Bahrain government

09 December 2013

Bahrain, which means “two seas” in Arabic, once referred to a broad area encompassing parts of the eastern coast of the Arabian Peninsula

Today, it comprises the archipelago dominated by Bahrain Island, formerly known as Awal. The official number of islands is disputed due to recent land reclamation projects.

Following the end of the British protectorate, Bahrain became an independent state before declaring itself a kingdom in 2002. Shortly before independence in 1971, the United Nations ruled against an Iranian claim to the islands as a 14th province, resolving a long-running argument between Great Britain and Iran over their status. Another border dispute with Qatar over the Hawar Islands was finally settled in 2001 and they were retained by Bahrain. The kingdom is a member of the GCC.

The kingdom is divided into five governorates, each of which has an appointed governor

After a period of unrest in the 1990s, Hamad bin Isa al-Khalifa became emir in 1999, instituting a range of political reforms, including parliamentary elections, votes for women and the release of political prisoners. The National Action Charter, adopted in 2002, made Sheikh Hamad king and head of a nominally constitutional monarchy.

King Hamad holds broad executive powers, which include the appointment of ministers and the upper half of parliament, as well as the authority to dissolve the elected lower house of the assembly. He is also chair of the Supreme Judicial Council, which was set up in 2000 to regulate the country’s courts and separate the administrative and judicial branches of government. The king and his son, Crown Prince Salman bin Hamad al-Khalifa, who was recently appointed deputy prime minister, have both served as commanders-in-chief of the Bahrain Defence Forces.

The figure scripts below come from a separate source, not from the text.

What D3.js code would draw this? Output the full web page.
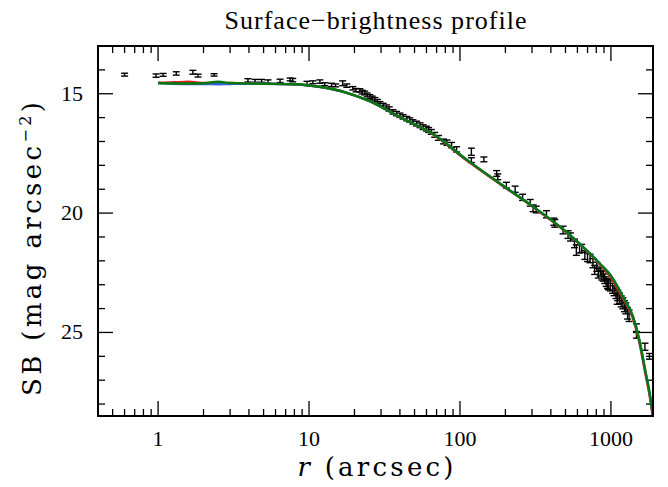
<!DOCTYPE html>
<html>
<head>
<meta charset="utf-8">
<script src="https://cdn.jsdelivr.net/npm/d3@7"></script>
<style>
  body { margin: 0; background: #fff; }
  svg { display: block; }
  text { font-family: "Liberation Serif", "DejaVu Serif", serif; fill: #000; }
  .ttl { font-family: "DejaVu Serif", serif; }
</style>
</head>
<body>
<svg id="chart" width="668" height="487"></svg>
<script>
// observed profile: radius (arcsec), surface brightness, error (mag)
const rData = [0.60, 0.97, 1.08, 1.32, 1.70, 1.84, 2.35, 3.94, 4.39, 4.85, 5.35, 6.43, 7.5, 7.8,
  9.7, 10.6, 11.8, 12.7, 14.1, 15.0, 16.7, 17.8, 19.5, 21.7, 23.4, 25.3, 27.3, 29.5, 32.6, 36.0,
  40.0, 44.4, 48.8, 54.4, 60.0, 64.6, 77.8, 88.0, 95.0, 119, 119, 144, 175, 178, 203, 232, 260,
  292, 305, 320, 374, 419, 425, 482, 520, 540, 574, 590, 640, 672, 727, 760, 780, 806, 825, 890,
  930, 960, 1025, 1080, 1140, 1200, 1255, 1290, 1475, 1475, 1680, 1800,
  20.5, 22.5, 24.3, 26.2, 28.4, 31, 34, 38, 42, 46.5, 51.5, 57, 62, 68, 72, 82,
  620, 700, 850, 870, 910, 950, 990, 1050, 1100, 1110, 1170, 1230, 1320];
const sbData = [14.20, 14.24, 14.21, 14.15, 14.10, 14.24, 14.21, 14.44, 14.46, 14.46, 14.49, 14.46, 14.40, 14.43,
  14.55, 14.52, 14.49, 14.60, 14.63, 14.65, 14.56, 14.66, 14.77, 14.86, 14.97, 15.12, 15.24, 15.41, 15.55, 15.76,
  15.90, 16.04, 16.18, 16.32, 16.46, 16.60, 17.00, 17.15, 17.33, 17.43, 17.78, 17.75, 18.34, 18.48, 18.83, 19.00, 19.34,
  19.57, 19.80, 19.85, 20.05, 20.36, 20.43, 20.71, 20.90, 21.00, 21.27, 21.55, 21.48, 21.76, 21.90, 22.10, 22.38, 22.25, 22.52, 22.65,
  22.87, 23.00, 23.15, 23.36, 23.57, 23.78, 23.99, 24.20, 24.82, 25.10, 25.60, 26.00,
  14.85, 14.93, 15.05, 15.18, 15.32, 15.48, 15.64, 15.83, 15.97, 16.10, 16.25, 16.40, 16.52, 16.72, 16.85, 17.05,
  21.50, 21.85, 22.45, 22.60, 22.75, 22.95, 23.05, 23.25, 23.60, 23.45, 23.70, 23.90, 24.30];
const errData = [0.06, 0.07, 0.06, 0.07, 0.08, 0.06, 0.05, 0.07, 0.06, 0.06, 0.07, 0.07, 0.06, 0.07,
  0.07, 0.06, 0.07, 0.06, 0.07, 0.06, 0.10, 0.07, 0.07, 0.07, 0.08, 0.08, 0.08, 0.08, 0.08, 0.09,
  0.09, 0.09, 0.09, 0.10, 0.10, 0.10, 0.10, 0.11, 0.11, 0.15, 0.10, 0.10, 0.12, 0.12, 0.12, 0.13, 0.13,
  0.14, 0.14, 0.14, 0.15, 0.15, 0.16, 0.16, 0.16, 0.17, 0.18, 0.22, 0.17, 0.18, 0.18, 0.19, 0.19, 0.19, 0.20, 0.20,
  0.20, 0.21, 0.21, 0.22, 0.22, 0.23, 0.23, 0.24, 0.18, 0.14, 0.15, 0.12,
  0.07, 0.08, 0.08, 0.08, 0.08, 0.08, 0.09, 0.09, 0.09, 0.09, 0.10, 0.10, 0.10, 0.10, 0.10, 0.11,
  0.17, 0.18, 0.19, 0.20, 0.20, 0.20, 0.21, 0.21, 0.22, 0.22, 0.23, 0.23, 0.24];

// model fits
const modelR = [1, 1.3, 1.6, 2, 2.5, 3, 4, 5, 8, 12, 18, 25, 40, 66, 110, 184, 305, 505, 840, 1000, 1200, 1400, 1540, 1700, 1800, 1900];
const modelGreen = [14.55, 14.57, 14.57, 14.56, 14.50, 14.55, 14.57, 14.58, 14.60, 14.72, 14.97, 15.30, 15.98, 16.68, 17.75, 18.76, 19.73, 20.78, 22.10, 22.62, 23.50, 24.34, 25.30, 26.70, 27.50, 28.50];
const modelRed = [14.55, 14.52, 14.50, 14.55, 14.56, 14.55, 14.57, 14.58, 14.60, 14.72, 14.97, 15.30, 15.98, 16.70, 17.78, 18.78, 19.75, 20.80, 22.14, 22.70, 23.58, 24.42, 25.40, 26.80, 27.60, 28.60];
const modelBlue = [14.55, 14.58, 14.59, 14.59, 14.60, 14.59, 14.58, 14.58, 14.60, 14.72, 14.97, 15.30, 15.98, 16.68, 17.75, 18.76, 19.73, 20.78, 22.10, 22.62, 23.50, 24.34, 25.30, 26.70, 27.50, 28.50];

const xMajor = [1, 10, 100, 1000];
const yMajor = [15, 20, 25];

const svg = d3.select("#chart");
const mLeft = 98, mRight = 653, mTop = 46, mBottom = 416;

const x = d3.scaleLog().domain([0.4, 1900]).range([mLeft, mRight]);
const y = d3.scaleLinear().domain([13, 28.5]).range([mTop, mBottom]);

const plot = svg.append("g");
svg.append("clipPath").attr("id", "clip")
  .append("rect").attr("x", mLeft).attr("y", mTop).attr("width", mRight - mLeft).attr("height", mBottom - mTop);

// minor ticks
const xMinor = [];
[0.1, 1, 10, 100, 1000].forEach(d => {
  for (let k = 2; k <= 9; k++) {
    const v = d * k;
    if (v > 0.4 && v < 1900) xMinor.push(v);
  }
});
const yMinor = d3.range(14, 29).filter(v => !yMajor.includes(v));

const ticks = plot.append("g").attr("stroke", "#000").attr("stroke-width", 1.3);
function vTicks(vals, len) {
  vals.forEach(v => {
    ticks.append("line").attr("x1", x(v)).attr("x2", x(v)).attr("y1", mBottom).attr("y2", mBottom - len);
    ticks.append("line").attr("x1", x(v)).attr("x2", x(v)).attr("y1", mTop).attr("y2", mTop + len);
  });
}
function hTicks(vals, len) {
  vals.forEach(v => {
    ticks.append("line").attr("y1", y(v)).attr("y2", y(v)).attr("x1", mLeft).attr("x2", mLeft + len);
    ticks.append("line").attr("y1", y(v)).attr("y2", y(v)).attr("x1", mRight).attr("x2", mRight - len);
  });
}
vTicks(xMajor, 15);
vTicks(xMinor, 7);
hTicks(yMajor, 15);
hTicks(yMinor, 7);

// error bars
const pts = rData.map((r, i) => ({ r: r, sb: sbData[i], e: errData[i] }));
const eb = plot.append("g").attr("stroke", "#000").attr("stroke-width", 1.4).attr("clip-path", "url(#clip)");
pts.forEach(d => {
  const cx = x(d.r), y0 = y(d.sb - d.e), y1 = y(d.sb + d.e);
  eb.append("line").attr("x1", cx).attr("x2", cx).attr("y1", y0).attr("y2", y1);
  eb.append("line").attr("x1", cx - 3.5).attr("x2", cx + 3.5).attr("y1", y0).attr("y2", y0);
  eb.append("line").attr("x1", cx - 3.5).attr("x2", cx + 3.5).attr("y1", y1).attr("y2", y1);
});

// model curves
const line = d3.line().x(d => x(d[0])).y(d => y(d[1])).curve(d3.curveMonotoneX);
const models = [[modelRed, "#e02020"], [modelBlue, "#3060e0"], [modelGreen, "#087808"]];
models.forEach(([vals, col]) => {
  plot.append("path")
    .datum(modelR.map((r, i) => [r, vals[i]]))
    .attr("d", line)
    .attr("fill", "none")
    .attr("stroke", col)
    .attr("stroke-width", 2.4)
    .attr("clip-path", "url(#clip)");
});

// frame
plot.append("rect").attr("x", mLeft).attr("y", mTop).attr("width", mRight - mLeft).attr("height", mBottom - mTop)
  .attr("fill", "none").attr("stroke", "#000").attr("stroke-width", 2);

// tick labels
svg.append("g").selectAll("text").data(xMajor).join("text")
  .attr("x", d => x(d)).attr("y", 446)
  .attr("text-anchor", "middle").attr("font-size", 22)
  .text(d => d);
svg.append("g").selectAll("text").data(yMajor).join("text")
  .attr("x", 83).attr("y", d => y(d) + 7)
  .attr("text-anchor", "end").attr("font-size", 22)
  .text(d => d);

// titles
svg.append("text").attr("x", (mLeft + mRight) / 2).attr("y", 29)
  .attr("text-anchor", "middle").attr("font-size", 26)
  .attr("textLength", 302).attr("lengthAdjust", "spacing")
  .text("Surface\u2212brightness profile");

const xt = svg.append("text").attr("class", "ttl").attr("x", (mLeft + mRight) / 2).attr("y", 476)
  .attr("text-anchor", "middle").attr("font-size", 26)
  .attr("textLength", 156).attr("lengthAdjust", "spacing");
xt.append("tspan").attr("font-style", "italic").text("r");
xt.append("tspan").text(" (arcsec)");

const yt = svg.append("text").attr("class", "ttl").attr("transform", "translate(41,249) rotate(-90)")
  .attr("text-anchor", "middle").attr("font-size", 26)
  .attr("textLength", 294).attr("lengthAdjust", "spacing");
yt.append("tspan").text("SB (mag arcsec");
yt.append("tspan").attr("font-size", 16).attr("dy", -10).text("\u22122");
yt.append("tspan").attr("dy", 10).text(")");
</script>
</body>
</html>
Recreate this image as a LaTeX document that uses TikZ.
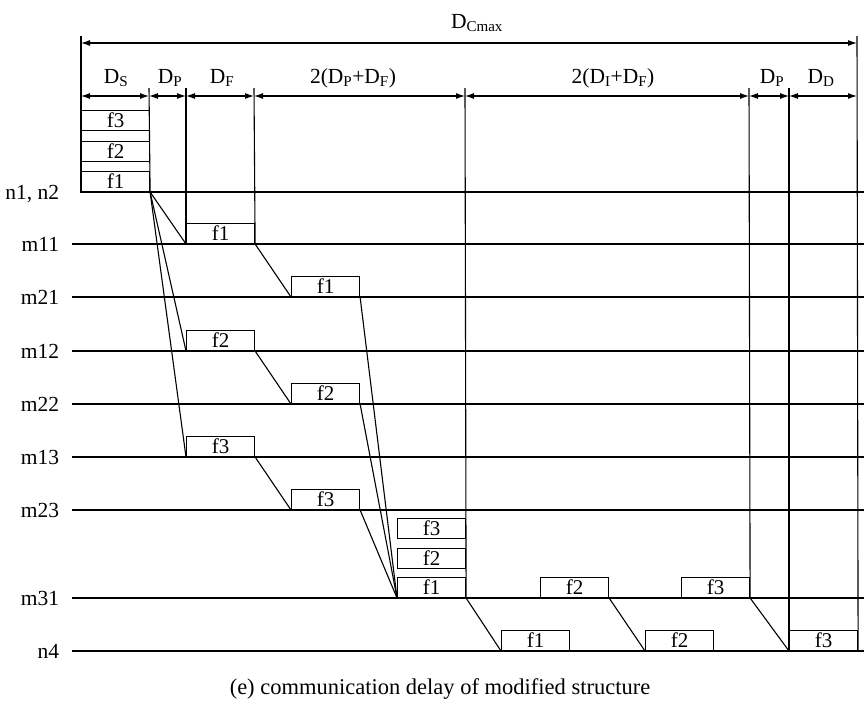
\documentclass[tikz,border=0pt]{standalone}
\usepackage{fontspec}
\setmainfont{Liberation Serif}
\usetikzlibrary{arrows.meta,positioning}

\begin{document}
\begin{tikzpicture}[x=1pt,y=-1pt,line width=1.1pt,
 fr/.style={draw,line width=1.1pt,minimum width=68pt,minimum height=20pt,inner sep=0pt,anchor=south west,font=\fontsize{21}{21}\selectfont},
 lbl/.style={anchor=base east,font=\fontsize{21.5}{21.5}\selectfont},
 hd/.style={anchor=base,font=\fontsize{21.5}{21.5}\selectfont},
 dim/.style={{Latex[length=9pt,width=6pt]}-{Latex[length=9pt,width=6pt]}}]
\useasboundingbox (0,0) rectangle (864,704);

% time lines
\foreach \n/\t/\y in {m11/m11/244,m21/m21/297,m12/m12/351,m22/m22/404,m13/m13/457,m23/m23/510,m31/m31/598,n4/n4/651}{
  \node[lbl] (t\n) at (63,\y+7) {\t};
  \coordinate (a\n) at (72,\y);
  \coordinate (b\n) at (864,\y);
  \draw (a\n) -- (b\n);}
\node[lbl] (tn12) at (63,199) {n1, n2};
\coordinate (an12) at (80,192);
\coordinate (bn12) at (864,192);
\draw (an12) -- (bn12);

% frames
\node[fr] (s1) at (81,192) {f1};
\node[fr] (s2) at (81,162) {f2};
\node[fr] (s3) at (81,131) {f3};
\node[fr] (p11) at (186,244) {f1};
\node[fr] (p21) at (291,297) {f1};
\node[fr] (p12) at (186,351) {f2};
\node[fr] (p22) at (291,404) {f2};
\node[fr] (p13) at (186,457) {f3};
\node[fr] (p23) at (291,510) {f3};
\node[fr] (q1) at (397,598) {f1};
\node[fr] (q2) at (397,569) {f2};
\node[fr] (q3) at (397,539) {f3};
\node[fr] (r2) at (540,598) {f2};
\node[fr] (r3) at (681,598) {f3};
\node[fr] (u1) at (501,651) {f1};
\node[fr] (u2) at (645,651) {f2};
\node[fr] (u3) at (789,651) {f3};

% transfers
\draw (s1.south east) -- (p11.south west);
\draw (s1.south east) -- (p12.south west);
\draw (s1.south east) -- (p13.south west);
\draw (p11.south east) -- (p21.south west);
\draw (p12.south east) -- (p22.south west);
\draw (p13.south east) -- (p23.south west);
\draw (p21.south east) -- (q1.south west);
\draw (p22.south east) -- (q1.south west);
\draw (p23.south east) -- (q1.south west);
\draw (q1.south east) -- (u1.south west);
\draw (r2.south east) -- (u2.south west);
\draw (r3.south east) -- (u3.south west);

% boundaries
\coordinate (k0) at (81,36);
\coordinate (k1) at (149,88);
\coordinate (k2) at (186,88);
\coordinate (k3) at (254,88);
\coordinate (k4) at (465,88);
\coordinate (k5) at (749,88);
\coordinate (k6) at (789,88);
\coordinate (k7) at (857,36);
\draw (k0) -- (s1.south west);
\draw (k1) -- (s1.south east);
\draw (k2) -- (p11.south west);
\draw (k3) -- (p11.south east);
\draw (k4) -- (q1.south east);
\draw (k5) -- (r3.south east);
\draw (k6) -- (u3.south west);
\draw (k7) -- (u3.south east);

% delays
\foreach \i/\x in {0/81,1/149,2/186,3/254,4/465,5/749,6/789,7/857}
  \coordinate (d\i) at (\x,96);
\foreach \i/\j in {0/1,1/2,2/3,3/4,4/5,5/6,6/7}
  \draw[dim] (d\i) -- (d\j);
\coordinate (c0) at (81,43);
\coordinate (c1) at (857,43);
\draw[dim] (c0) -- (c1);

\node[hd] (hmax) at (477,28) {D\textsubscript{Cmax}};
\node[hd] (hs) at (116,83) {D\textsubscript{S}};
\node[hd] (hp) at (170,83) {D\textsubscript{P}};
\node[hd] (hf) at (222,83) {D\textsubscript{F}};
\node[hd] (hpf) at (353,83) {2(D\textsubscript{P}+D\textsubscript{F})};
\node[hd] (hif) at (613,83) {2(D\textsubscript{I}+D\textsubscript{F})};
\node[hd] (hp2) at (772,83) {D\textsubscript{P}};
\node[hd] (hd) at (821,83) {D\textsubscript{D}};

\node[font=\fontsize{22.5}{22.5}\selectfont] (cap) at (440,689) {(e) communication delay of modified structure};
\end{tikzpicture}
\end{document}
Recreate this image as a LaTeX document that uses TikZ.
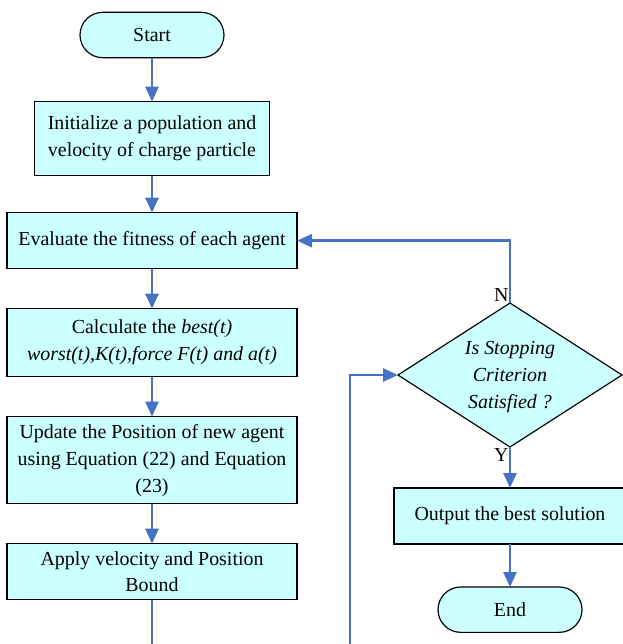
\documentclass[tikz,border=0pt]{standalone}
\usepackage{fontspec}
\setmainfont{Liberation Serif}
\usepackage{tikz}
\usetikzlibrary{arrows.meta,positioning,shapes.geometric}
\definecolor{boxfill}{HTML}{CCFFFF}
\definecolor{pilblue}{HTML}{4472C4}
\tikzset{
    %Define standard arrow tip
    >={Triangle[length=4.5mm,width=3.9mm]},
    %Define style for boxes
    proc/.style={
           rectangle,
           draw=black, line width=1pt,
           fill=boxfill,
           minimum width=87mm,
           inner sep=0pt, outer sep=0pt,
           align=center,
           font=\fontsize{17}{23}\selectfont},
    terminal/.style={
           proc,
           rounded corners=6.8mm,
           minimum width=43.2mm,
           minimum height=13.6mm},
    choice/.style={
           diamond,
           draw=black, line width=1pt,
           fill=boxfill,
           aspect=1.556,
           minimum width=67.2mm,
           minimum height=43.2mm,
           inner sep=0pt, outer sep=0pt,
           align=center,
           font=\fontsize{17}{23}\selectfont\itshape},
    % Define arrow style
    pil/.style={
           ->,
           draw=pilblue,
           line width=0.8mm},
    lbl/.style={
           inner sep=1pt,
           font=\fontsize{17}{20}\selectfont}
}
\begin{document}
\begin{tikzpicture}[x=0.3mm,y=-0.3mm]
\useasboundingbox (0,0) rectangle (623,644);
%Nodes
\node[terminal] (start) at (152,35) {Start};
\node[proc, minimum width=70.5mm, minimum height=22.2mm] (init) [below=13.2mm of start]
  {Initialize a population and\\velocity of charge particle};
\node[proc, minimum height=16.8mm] (eval) [below=11.1mm of init]
  {Evaluate the fitness of each agent};
\node[proc, minimum height=20.4mm] (calc) [below=12mm of eval]
  {Calculate the \textit{best(t)}\\\textit{worst(t),K(t),force F(t) and a(t)}};
\node[proc, minimum height=26.1mm] (update) [below=12mm of calc]
  {Update the Position of new agent\\using Equation (22) and Equation\\(23)};
\node[proc, minimum height=16.8mm] (bound) [below=12mm of update]
  {Apply velocity and Position\\Bound};
\node[choice] (check) at (510,375) {\\[-9pt]Is Stopping\\Criterion\\Satisfied ?};
\node[proc, minimum width=69.6mm, minimum height=16.8mm] (output) [below=12.3mm of check]
  {Output the best solution};
\node[terminal] (finish) [below=12.9mm of output] {End};
\node[lbl, anchor=south east] (nlbl) at (check.north) {N};
\node[lbl, anchor=north east] (ylbl) at (check.south) {Y};
%Free ends at the lower edge
\coordinate (cutL) at (152,644);
\coordinate (cutR) at (350,644);
%Connectors
\draw[pil] (start) -- (init);
\draw[pil] (init) -- (eval);
\draw[pil] (eval) -- (calc);
\draw[pil] (calc) -- (update);
\draw[pil] (update) -- (bound);
\draw[pil, -] (bound) -- (cutL);
\draw[pil] (cutR) |- (check.west);
\draw[pil] (check.north) |- (eval.east);
\draw[pil] (check.south) -- (output.north);
\draw[pil] (output) -- (finish);
\end{tikzpicture}
\end{document}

Al-Khalifa family members dominate the government, which is headed by Prime Minister Khalifa bin Salman al-Khalifa, the king’s uncle. Sheikh Khalifa has occupied the position since 1971, making him the longest-serving premier in the world.

Bahrain held its first parliamentary elections in 1973. The parliament was subsequently dissolved by the late emir when it rejected the State Security Law, emergency legislation that was finally abolished in 2001. Since then, elections have been held in 2002, 2006 and 2010. The opposition Al-Wefaq party gained the majority of seats in the last two votes after boycotting the first. A national dialogue was instituted in February 2013 to resolve tensions stirred up by the Arab uprisings.

The National Assembly consists of an appointed Majlis al-Shura (Shura Council) and an elected Majlis al-Nuwab (Council of Representatives), both of which have 40 seats. The speaker of the assembly is from the upper chamber. Members of the lower house are elected by an absolute majority vote in single-member constituencies to serve four-year terms. The Majlis al-Nuwab has the ability to draft legislation that is passed to the Majlis al-Shura for approval. Approved acts are then sent to the king, who has six months to ratify them or return them to the National Assembly, in which case the support of two-thirds of both houses is needed to pass them into law.

The kingdom is divided into five governorates for administrative purposes, each of which has an appointed governor and an elected municipal council.

The judiciary has two branches. The civil law courts have jurisdiction over commercial, civil and criminal cases ,while the sharia courts tend to deal with family and personal matters relating to Muslims. Judges of the lower and middle courts are named by the Justice Ministry, while the Supreme Judicial Council appoints members of the Constitutional Court. Foreign judges, mostly from other parts of the Arab world such as Egypt, can be appointed to sit for two-year renewable terms.

The Economic Development Board, chaired by Crown Prince Salman, was set up in 2000 as a semi-autonomous public agency with the aim of encouraging investment from abroad. It focuses on projects in areas of the economy deemed a priority by the government, such as financial services, professional services, manufacturing, information and communications technology, logistics and transport. An eGovernment Authority has also been established to improve the provision of public services to businesses and private individuals.

Bahrain signed a free trade agreement with the US that came into force in 2006. The kingdom is currently home to the Fifth Fleet of the US Navy.